━━ Raw data ━━

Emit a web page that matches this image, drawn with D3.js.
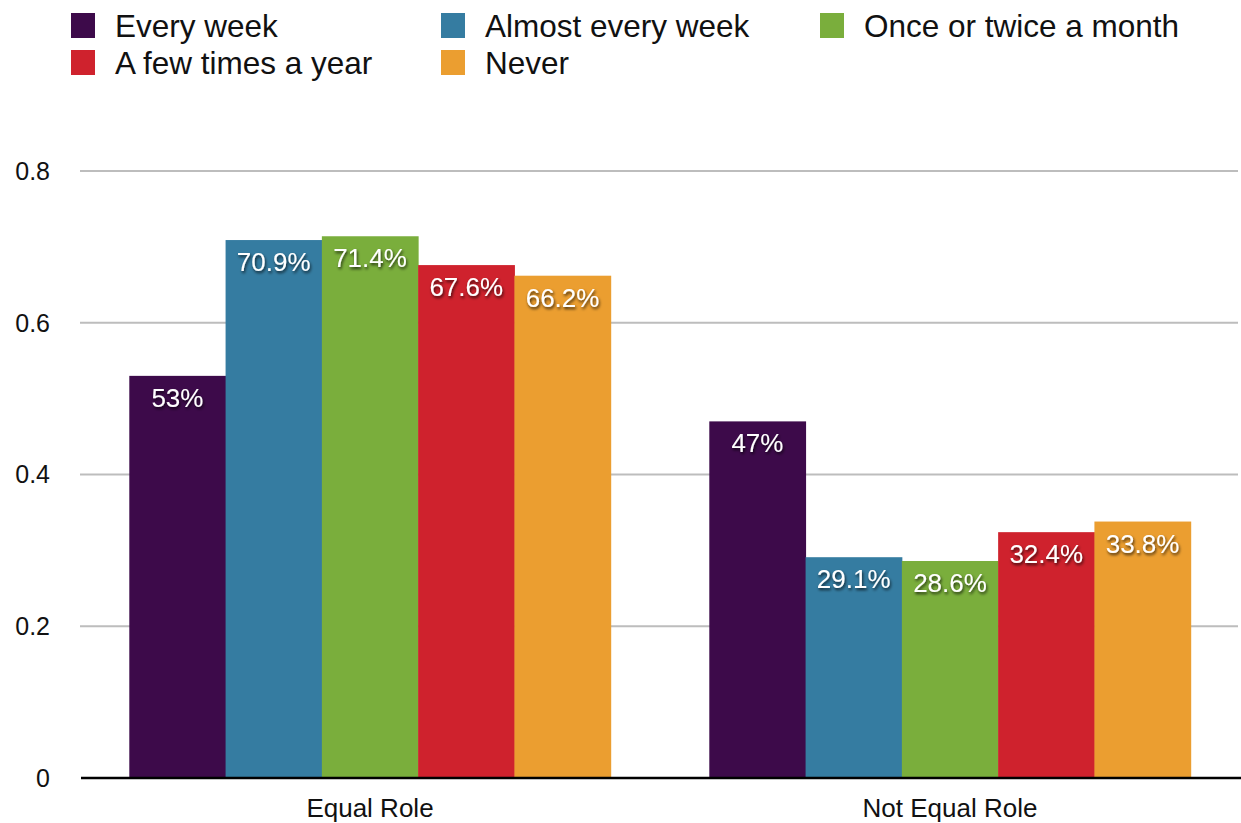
<!DOCTYPE html>
<html><head><meta charset="utf-8">
<script src="https://cdn.jsdelivr.net/npm/d3@7"></script>
<style>body{margin:0;background:#fff;}text{font-family:"Liberation Sans",Arial,Helvetica,sans-serif;}</style>
</head><body>
<svg id="c" width="1241" height="823"></svg>
<script>
const categories = ["Equal Role", "Not Equal Role"];
const seriesNames = ["Every week", "Almost every week", "Once or twice a month", "A few times a year", "Never"];
const seriesColors = ["#3d0a4a", "#357ca1", "#7aae3c", "#cf222d", "#eb9e30"];
const everyWeek = [0.53, 0.47];
const almostEveryWeek = [0.709, 0.291];
const onceOrTwiceMonth = [0.714, 0.286];
const fewTimesYear = [0.676, 0.324];
const never = [0.662, 0.338];
const valueLabels = [["53%", "47%"], ["70.9%", "29.1%"], ["71.4%", "28.6%"], ["67.6%", "32.4%"], ["66.2%", "33.8%"]];
const yTicks = [0, 0.2, 0.4, 0.6, 0.8];
const yTickLabels = ["0", "0.2", "0.4", "0.6", "0.8"];

const seriesValues = [everyWeek, almostEveryWeek, onceOrTwiceMonth, fewTimesYear, never];

const svg = d3.select("#c");
const defs = svg.append("defs");
const f = defs.append("filter").attr("id", "sh").attr("x", "-20%").attr("y", "-40%").attr("width", "140%").attr("height", "180%");
f.append("feDropShadow").attr("dx", 1).attr("dy", 2).attr("stdDeviation", 1.8).attr("flood-color", "#000").attr("flood-opacity", 0.75);

const plotLeft = 80, plotRight = 1240, plotTop = 171, plotBottom = 778;
const y = d3.scaleLinear().domain([0, 0.8]).range([plotBottom, plotTop]);
const x0 = d3.scaleBand().domain(categories).range([plotLeft, plotRight]).paddingInner(0.17).paddingOuter(0.085);
const x1 = d3.scaleBand().domain(seriesNames).range([0, x0.bandwidth()]).padding(0);

// gridlines
svg.append("g").selectAll("line").data(yTicks.filter(d => d > 0)).join("line")
  .attr("x1", plotLeft).attr("x2", 1238).attr("y1", d => y(d)).attr("y2", d => y(d))
  .attr("stroke", "#bdbdbd").attr("stroke-width", 2);

// y tick labels
svg.append("g").selectAll("text").data(yTicks).join("text")
  .attr("x", 50).attr("y", d => y(d)).attr("dy", "0.35em").attr("text-anchor", "end")
  .attr("font-size", 25).attr("fill", "#111").text((d, i) => yTickLabels[i]);

// bars
const groups = svg.append("g").selectAll("g").data(categories).join("g")
  .attr("transform", d => `translate(${x0(d)},0)`);
groups.each(function(cat, ci) {
  const g = d3.select(this);
  seriesNames.forEach((s, si) => {
    const v = seriesValues[si][ci];
    g.append("rect").attr("x", x1(s)).attr("width", x1.bandwidth() + 0.5)
      .attr("y", y(v)).attr("height", y(0) - y(v)).attr("fill", seriesColors[si]);
  });
  seriesNames.forEach((s, si) => {
    const v = seriesValues[si][ci];
    g.append("text").attr("x", x1(s) + x1.bandwidth() / 2).attr("y", y(v) + 31)
      .attr("text-anchor", "middle").attr("font-size", 26).attr("fill", "#fff")
      .attr("filter", "url(#sh)").text(valueLabels[si][ci]);
  });
});

// x axis line
svg.append("line").attr("x1", plotLeft + 1).attr("x2", 1241).attr("y1", y(0)).attr("y2", y(0))
  .attr("stroke", "#000").attr("stroke-width", 2.5);

// category labels
svg.append("g").selectAll("text").data(categories).join("text")
  .attr("x", d => x0(d) + x0.bandwidth() / 2).attr("y", 808).attr("dy", "0.35em")
  .attr("text-anchor", "middle").attr("font-size", 26).attr("fill", "#111").text(d => d);

// legend
const legendPos = [[71, 13], [441, 13], [820, 13], [71, 50], [441, 50]];
const lg = svg.append("g").selectAll("g").data(seriesNames).join("g")
  .attr("transform", (d, i) => `translate(${legendPos[i][0]},${legendPos[i][1]})`);
lg.append("rect").attr("width", 24).attr("height", 25).attr("fill", (d, i) => seriesColors[i]);
lg.append("text").attr("x", 44).attr("y", 12.5).attr("dy", "0.36em").attr("font-size", 31.5)
  .attr("fill", "#111").text(d => d);
</script>
</body></html>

━━━

# Work to complete:
Reproduce exactly the run of lines that opens the listing and closes with the line holding "i) => yTickLabels[i]);". Pictures are excluded.

# Correct response:
Emit a web page that matches this image, drawn with D3.js.
<!DOCTYPE html>
<html><head><meta charset="utf-8">
<script src="https://cdn.jsdelivr.net/npm/d3@7"></script>
<style>body{margin:0;background:#fff;}text{font-family:"Liberation Sans",Arial,Helvetica,sans-serif;}</style>
</head><body>
<svg id="c" width="1241" height="823"></svg>
<script>
const categories = ["Equal Role", "Not Equal Role"];
const seriesNames = ["Every week", "Almost every week", "Once or twice a month", "A few times a year", "Never"];
const seriesColors = ["#3d0a4a", "#357ca1", "#7aae3c", "#cf222d", "#eb9e30"];
const everyWeek = [0.53, 0.47];
const almostEveryWeek = [0.709, 0.291];
const onceOrTwiceMonth = [0.714, 0.286];
const fewTimesYear = [0.676, 0.324];
const never = [0.662, 0.338];
const valueLabels = [["53%", "47%"], ["70.9%", "29.1%"], ["71.4%", "28.6%"], ["67.6%", "32.4%"], ["66.2%", "33.8%"]];
const yTicks = [0, 0.2, 0.4, 0.6, 0.8];
const yTickLabels = ["0", "0.2", "0.4", "0.6", "0.8"];

const seriesValues = [everyWeek, almostEveryWeek, onceOrTwiceMonth, fewTimesYear, never];

const svg = d3.select("#c");
const defs = svg.append("defs");
const f = defs.append("filter").attr("id", "sh").attr("x", "-20%").attr("y", "-40%").attr("width", "140%").attr("height", "180%");
f.append("feDropShadow").attr("dx", 1).attr("dy", 2).attr("stdDeviation", 1.8).attr("flood-color", "#000").attr("flood-opacity", 0.75);

const plotLeft = 80, plotRight = 1240, plotTop = 171, plotBottom = 778;
const y = d3.scaleLinear().domain([0, 0.8]).range([plotBottom, plotTop]);
const x0 = d3.scaleBand().domain(categories).range([plotLeft, plotRight]).paddingInner(0.17).paddingOuter(0.085);
const x1 = d3.scaleBand().domain(seriesNames).range([0, x0.bandwidth()]).padding(0);

// gridlines
svg.append("g").selectAll("line").data(yTicks.filter(d => d > 0)).join("line")
  .attr("x1", plotLeft).attr("x2", 1238).attr("y1", d => y(d)).attr("y2", d => y(d))
  .attr("stroke", "#bdbdbd").attr("stroke-width", 2);

// y tick labels
svg.append("g").selectAll("text").data(yTicks).join("text")
  .attr("x", 50).attr("y", d => y(d)).attr("dy", "0.35em").attr("text-anchor", "end")
  .attr("font-size", 25).attr("fill", "#111").text((d, i) => yTickLabels[i]);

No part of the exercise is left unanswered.